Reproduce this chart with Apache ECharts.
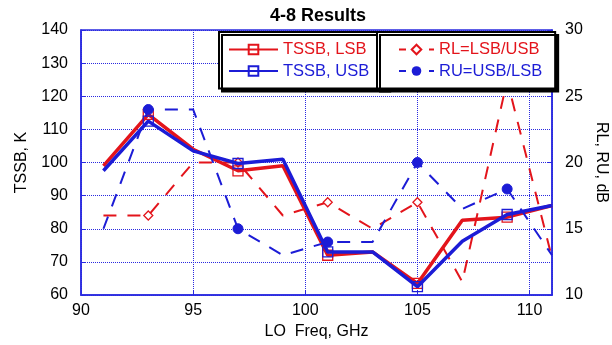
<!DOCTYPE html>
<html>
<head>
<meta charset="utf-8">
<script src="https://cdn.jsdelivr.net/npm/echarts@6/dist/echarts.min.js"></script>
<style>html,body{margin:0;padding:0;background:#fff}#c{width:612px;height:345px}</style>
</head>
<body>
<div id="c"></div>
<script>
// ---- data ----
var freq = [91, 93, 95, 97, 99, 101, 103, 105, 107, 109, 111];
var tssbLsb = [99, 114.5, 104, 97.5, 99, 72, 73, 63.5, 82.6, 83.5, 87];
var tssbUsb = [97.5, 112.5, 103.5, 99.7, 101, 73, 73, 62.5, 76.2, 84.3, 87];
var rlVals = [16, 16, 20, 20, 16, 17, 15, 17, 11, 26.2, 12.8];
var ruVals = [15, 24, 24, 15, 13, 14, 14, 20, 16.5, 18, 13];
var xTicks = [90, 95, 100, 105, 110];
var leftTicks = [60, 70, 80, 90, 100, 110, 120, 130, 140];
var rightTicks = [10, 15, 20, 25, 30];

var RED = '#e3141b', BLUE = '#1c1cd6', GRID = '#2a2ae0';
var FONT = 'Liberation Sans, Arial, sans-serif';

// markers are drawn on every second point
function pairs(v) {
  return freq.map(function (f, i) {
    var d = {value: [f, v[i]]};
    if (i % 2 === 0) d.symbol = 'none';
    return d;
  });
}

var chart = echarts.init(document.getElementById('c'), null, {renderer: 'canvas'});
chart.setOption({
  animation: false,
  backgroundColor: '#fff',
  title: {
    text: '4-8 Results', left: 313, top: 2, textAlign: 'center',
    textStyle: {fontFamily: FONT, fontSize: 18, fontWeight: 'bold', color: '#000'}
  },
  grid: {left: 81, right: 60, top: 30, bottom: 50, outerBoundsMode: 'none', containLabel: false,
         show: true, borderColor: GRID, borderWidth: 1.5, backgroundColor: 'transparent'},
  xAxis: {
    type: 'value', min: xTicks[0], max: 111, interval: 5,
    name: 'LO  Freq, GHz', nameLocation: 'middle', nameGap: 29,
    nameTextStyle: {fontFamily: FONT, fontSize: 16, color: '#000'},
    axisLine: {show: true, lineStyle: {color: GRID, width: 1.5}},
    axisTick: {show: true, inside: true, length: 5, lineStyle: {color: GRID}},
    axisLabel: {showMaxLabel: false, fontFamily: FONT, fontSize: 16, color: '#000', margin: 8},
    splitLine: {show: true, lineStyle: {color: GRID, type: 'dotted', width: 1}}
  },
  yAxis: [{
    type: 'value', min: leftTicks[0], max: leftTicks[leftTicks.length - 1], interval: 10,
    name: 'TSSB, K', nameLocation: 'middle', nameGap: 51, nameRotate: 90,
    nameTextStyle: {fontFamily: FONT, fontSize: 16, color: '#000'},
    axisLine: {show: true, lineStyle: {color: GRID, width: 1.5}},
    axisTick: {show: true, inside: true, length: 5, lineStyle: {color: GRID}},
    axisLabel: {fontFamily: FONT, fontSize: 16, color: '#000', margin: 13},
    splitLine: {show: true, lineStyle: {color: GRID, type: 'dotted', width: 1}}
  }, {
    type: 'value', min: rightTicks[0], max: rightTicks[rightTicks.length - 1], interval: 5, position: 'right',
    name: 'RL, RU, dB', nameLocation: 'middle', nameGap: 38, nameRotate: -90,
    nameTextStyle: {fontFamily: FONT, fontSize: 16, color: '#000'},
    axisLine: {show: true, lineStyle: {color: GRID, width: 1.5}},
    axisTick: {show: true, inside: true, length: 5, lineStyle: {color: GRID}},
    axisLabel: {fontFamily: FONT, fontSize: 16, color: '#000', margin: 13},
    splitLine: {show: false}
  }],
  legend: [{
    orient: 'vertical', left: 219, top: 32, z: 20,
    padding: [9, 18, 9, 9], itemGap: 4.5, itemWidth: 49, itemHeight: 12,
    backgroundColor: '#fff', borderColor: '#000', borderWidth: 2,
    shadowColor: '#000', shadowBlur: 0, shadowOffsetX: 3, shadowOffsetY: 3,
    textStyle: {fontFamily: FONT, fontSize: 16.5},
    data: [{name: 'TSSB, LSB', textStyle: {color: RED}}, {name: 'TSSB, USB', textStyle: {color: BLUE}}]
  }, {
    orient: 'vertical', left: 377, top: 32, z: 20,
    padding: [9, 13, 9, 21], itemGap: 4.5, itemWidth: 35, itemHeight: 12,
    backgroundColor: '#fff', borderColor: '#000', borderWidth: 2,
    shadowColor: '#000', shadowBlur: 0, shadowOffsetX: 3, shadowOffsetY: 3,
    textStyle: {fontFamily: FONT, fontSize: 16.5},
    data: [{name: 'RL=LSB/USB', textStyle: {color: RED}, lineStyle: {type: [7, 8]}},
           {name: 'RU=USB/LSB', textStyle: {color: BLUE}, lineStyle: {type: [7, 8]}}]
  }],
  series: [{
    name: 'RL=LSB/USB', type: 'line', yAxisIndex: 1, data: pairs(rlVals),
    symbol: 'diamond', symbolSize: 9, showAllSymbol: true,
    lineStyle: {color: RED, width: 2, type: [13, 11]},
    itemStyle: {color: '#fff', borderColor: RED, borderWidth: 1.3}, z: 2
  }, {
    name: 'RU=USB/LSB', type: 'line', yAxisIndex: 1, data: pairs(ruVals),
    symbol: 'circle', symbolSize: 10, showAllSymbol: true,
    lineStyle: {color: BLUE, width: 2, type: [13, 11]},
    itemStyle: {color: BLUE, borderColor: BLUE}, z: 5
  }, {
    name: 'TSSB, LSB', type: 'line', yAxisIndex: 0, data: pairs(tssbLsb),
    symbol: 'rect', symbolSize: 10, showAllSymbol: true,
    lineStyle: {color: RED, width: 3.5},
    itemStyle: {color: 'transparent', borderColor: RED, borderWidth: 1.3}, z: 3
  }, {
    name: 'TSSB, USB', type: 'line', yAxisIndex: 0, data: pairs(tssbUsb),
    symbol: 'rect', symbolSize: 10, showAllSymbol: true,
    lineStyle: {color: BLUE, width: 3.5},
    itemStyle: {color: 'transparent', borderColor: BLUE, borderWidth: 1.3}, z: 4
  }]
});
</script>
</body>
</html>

==

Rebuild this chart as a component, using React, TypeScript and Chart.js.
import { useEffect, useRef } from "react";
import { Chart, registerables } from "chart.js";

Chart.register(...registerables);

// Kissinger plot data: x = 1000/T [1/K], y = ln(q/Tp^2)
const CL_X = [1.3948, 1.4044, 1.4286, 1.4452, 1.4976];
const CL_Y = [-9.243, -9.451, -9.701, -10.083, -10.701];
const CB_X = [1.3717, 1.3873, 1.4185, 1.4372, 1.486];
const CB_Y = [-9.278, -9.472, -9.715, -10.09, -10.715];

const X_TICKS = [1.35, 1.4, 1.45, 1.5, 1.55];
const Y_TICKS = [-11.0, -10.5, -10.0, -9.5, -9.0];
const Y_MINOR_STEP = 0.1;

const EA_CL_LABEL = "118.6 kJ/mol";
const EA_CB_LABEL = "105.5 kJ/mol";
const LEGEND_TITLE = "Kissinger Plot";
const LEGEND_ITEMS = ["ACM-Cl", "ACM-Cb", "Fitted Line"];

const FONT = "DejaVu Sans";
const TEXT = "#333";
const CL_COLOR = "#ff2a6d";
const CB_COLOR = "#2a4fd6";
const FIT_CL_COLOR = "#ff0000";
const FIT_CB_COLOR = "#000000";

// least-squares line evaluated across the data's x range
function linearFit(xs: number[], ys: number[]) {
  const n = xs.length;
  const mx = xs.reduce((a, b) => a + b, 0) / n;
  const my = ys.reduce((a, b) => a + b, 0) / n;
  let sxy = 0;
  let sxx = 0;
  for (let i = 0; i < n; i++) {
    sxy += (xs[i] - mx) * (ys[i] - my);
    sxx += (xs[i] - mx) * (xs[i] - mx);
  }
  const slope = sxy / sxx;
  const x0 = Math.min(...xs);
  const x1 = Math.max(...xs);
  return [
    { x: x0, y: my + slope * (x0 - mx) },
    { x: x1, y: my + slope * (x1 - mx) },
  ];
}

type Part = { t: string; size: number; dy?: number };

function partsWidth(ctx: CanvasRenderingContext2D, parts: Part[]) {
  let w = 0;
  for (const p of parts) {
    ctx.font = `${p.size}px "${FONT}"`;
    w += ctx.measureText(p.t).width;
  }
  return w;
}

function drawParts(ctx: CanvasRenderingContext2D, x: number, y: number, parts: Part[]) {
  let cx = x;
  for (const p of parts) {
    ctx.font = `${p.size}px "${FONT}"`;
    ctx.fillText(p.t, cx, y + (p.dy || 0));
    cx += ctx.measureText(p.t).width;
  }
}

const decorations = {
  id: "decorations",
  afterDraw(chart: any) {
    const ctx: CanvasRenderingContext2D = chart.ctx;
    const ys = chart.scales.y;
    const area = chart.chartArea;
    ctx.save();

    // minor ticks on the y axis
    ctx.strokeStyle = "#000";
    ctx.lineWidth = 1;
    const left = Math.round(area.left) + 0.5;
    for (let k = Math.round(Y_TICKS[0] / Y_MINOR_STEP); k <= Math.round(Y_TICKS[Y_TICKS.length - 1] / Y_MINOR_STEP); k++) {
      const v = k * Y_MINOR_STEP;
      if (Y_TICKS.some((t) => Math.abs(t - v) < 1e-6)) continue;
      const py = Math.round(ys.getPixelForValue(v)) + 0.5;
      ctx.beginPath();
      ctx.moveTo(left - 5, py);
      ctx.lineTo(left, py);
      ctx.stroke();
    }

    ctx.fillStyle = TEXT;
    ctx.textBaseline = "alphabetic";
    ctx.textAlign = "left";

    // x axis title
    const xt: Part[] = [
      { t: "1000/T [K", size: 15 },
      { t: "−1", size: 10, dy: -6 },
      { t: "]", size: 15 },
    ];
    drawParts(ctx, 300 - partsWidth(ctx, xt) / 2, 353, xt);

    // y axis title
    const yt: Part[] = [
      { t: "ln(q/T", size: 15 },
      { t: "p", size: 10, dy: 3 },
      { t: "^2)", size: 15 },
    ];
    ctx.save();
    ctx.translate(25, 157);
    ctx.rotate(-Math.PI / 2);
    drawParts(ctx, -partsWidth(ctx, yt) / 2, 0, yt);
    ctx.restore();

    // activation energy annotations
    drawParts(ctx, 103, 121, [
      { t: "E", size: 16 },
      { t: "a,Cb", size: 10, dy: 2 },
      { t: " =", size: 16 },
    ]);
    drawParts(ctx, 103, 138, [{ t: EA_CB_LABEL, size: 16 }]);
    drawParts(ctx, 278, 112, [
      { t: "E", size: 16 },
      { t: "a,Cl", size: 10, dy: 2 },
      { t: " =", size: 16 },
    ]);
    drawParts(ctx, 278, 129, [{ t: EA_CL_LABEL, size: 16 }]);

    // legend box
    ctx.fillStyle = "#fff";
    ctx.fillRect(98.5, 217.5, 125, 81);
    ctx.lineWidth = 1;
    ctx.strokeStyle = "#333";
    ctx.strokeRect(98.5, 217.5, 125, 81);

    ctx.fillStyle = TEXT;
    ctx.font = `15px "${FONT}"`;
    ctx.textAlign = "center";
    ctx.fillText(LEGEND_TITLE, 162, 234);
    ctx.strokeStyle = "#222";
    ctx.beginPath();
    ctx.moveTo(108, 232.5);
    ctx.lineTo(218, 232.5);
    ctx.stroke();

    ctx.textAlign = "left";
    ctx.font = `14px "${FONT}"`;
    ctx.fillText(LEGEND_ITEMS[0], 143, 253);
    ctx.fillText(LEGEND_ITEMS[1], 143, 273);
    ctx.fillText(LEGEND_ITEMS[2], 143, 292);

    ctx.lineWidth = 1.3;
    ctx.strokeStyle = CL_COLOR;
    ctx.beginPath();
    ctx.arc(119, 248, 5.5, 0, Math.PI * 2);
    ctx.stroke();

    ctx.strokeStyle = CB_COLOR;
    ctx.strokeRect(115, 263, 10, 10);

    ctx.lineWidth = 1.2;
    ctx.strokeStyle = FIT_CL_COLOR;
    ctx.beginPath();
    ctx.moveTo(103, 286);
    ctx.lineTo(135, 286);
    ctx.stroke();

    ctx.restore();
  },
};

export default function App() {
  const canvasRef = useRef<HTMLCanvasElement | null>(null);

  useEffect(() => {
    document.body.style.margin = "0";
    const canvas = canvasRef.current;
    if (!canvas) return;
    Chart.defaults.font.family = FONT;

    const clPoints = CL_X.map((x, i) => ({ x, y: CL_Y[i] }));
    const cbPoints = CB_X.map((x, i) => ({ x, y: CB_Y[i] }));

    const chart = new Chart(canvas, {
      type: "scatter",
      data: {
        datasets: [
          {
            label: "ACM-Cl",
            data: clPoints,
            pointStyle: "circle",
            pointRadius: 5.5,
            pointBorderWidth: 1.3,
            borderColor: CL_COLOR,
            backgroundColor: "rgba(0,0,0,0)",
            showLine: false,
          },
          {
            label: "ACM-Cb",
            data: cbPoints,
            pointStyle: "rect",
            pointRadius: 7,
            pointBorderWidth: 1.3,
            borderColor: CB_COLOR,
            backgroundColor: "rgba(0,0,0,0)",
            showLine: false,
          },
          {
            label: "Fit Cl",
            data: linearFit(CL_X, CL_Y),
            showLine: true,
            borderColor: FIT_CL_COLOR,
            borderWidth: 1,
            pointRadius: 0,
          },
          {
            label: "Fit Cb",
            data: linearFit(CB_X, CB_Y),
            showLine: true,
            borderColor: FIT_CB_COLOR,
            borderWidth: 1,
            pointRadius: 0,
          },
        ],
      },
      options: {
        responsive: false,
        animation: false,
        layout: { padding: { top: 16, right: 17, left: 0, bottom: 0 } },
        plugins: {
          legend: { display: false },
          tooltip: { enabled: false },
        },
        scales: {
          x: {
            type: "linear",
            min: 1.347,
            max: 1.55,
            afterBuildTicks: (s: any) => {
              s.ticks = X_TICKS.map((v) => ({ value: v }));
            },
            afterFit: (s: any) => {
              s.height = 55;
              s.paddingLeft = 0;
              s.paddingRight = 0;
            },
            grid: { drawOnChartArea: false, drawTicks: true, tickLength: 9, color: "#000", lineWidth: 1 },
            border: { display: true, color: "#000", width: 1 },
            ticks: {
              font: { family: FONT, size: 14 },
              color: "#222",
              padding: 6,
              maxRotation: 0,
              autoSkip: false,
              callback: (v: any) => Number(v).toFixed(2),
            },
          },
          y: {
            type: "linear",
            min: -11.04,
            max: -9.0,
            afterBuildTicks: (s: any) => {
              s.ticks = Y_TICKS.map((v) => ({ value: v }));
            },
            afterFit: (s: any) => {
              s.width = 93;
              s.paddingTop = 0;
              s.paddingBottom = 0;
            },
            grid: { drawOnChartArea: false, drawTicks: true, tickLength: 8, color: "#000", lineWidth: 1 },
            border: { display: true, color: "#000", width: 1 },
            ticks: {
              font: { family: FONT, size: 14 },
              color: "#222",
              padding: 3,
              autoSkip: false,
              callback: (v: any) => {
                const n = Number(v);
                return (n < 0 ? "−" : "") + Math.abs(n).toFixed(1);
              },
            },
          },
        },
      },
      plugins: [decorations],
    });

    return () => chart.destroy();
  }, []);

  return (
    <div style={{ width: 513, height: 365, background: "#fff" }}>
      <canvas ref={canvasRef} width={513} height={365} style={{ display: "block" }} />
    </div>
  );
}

• _REQUIREMENTS_: Reproduce exactly the run of lines beginning with the one that contains "Reproduce this chart with Apache ECharts." and ending with the one that contains "var rightTicks = [10, 15, 20, 25, 30];". Do not include pictures.

• _SOLUTION TO THIS PROBLEM_:
Reproduce this chart with Apache ECharts.
<!DOCTYPE html>
<html>
<head>
<meta charset="utf-8">
<script src="https://cdn.jsdelivr.net/npm/echarts@6/dist/echarts.min.js"></script>
<style>html,body{margin:0;padding:0;background:#fff}#c{width:612px;height:345px}</style>
</head>
<body>
<div id="c"></div>
<script>
// ---- data ----
var freq = [91, 93, 95, 97, 99, 101, 103, 105, 107, 109, 111];
var tssbLsb = [99, 114.5, 104, 97.5, 99, 72, 73, 63.5, 82.6, 83.5, 87];
var tssbUsb = [97.5, 112.5, 103.5, 99.7, 101, 73, 73, 62.5, 76.2, 84.3, 87];
var rlVals = [16, 16, 20, 20, 16, 17, 15, 17, 11, 26.2, 12.8];
var ruVals = [15, 24, 24, 15, 13, 14, 14, 20, 16.5, 18, 13];
var xTicks = [90, 95, 100, 105, 110];
var leftTicks = [60, 70, 80, 90, 100, 110, 120, 130, 140];
var rightTicks = [10, 15, 20, 25, 30];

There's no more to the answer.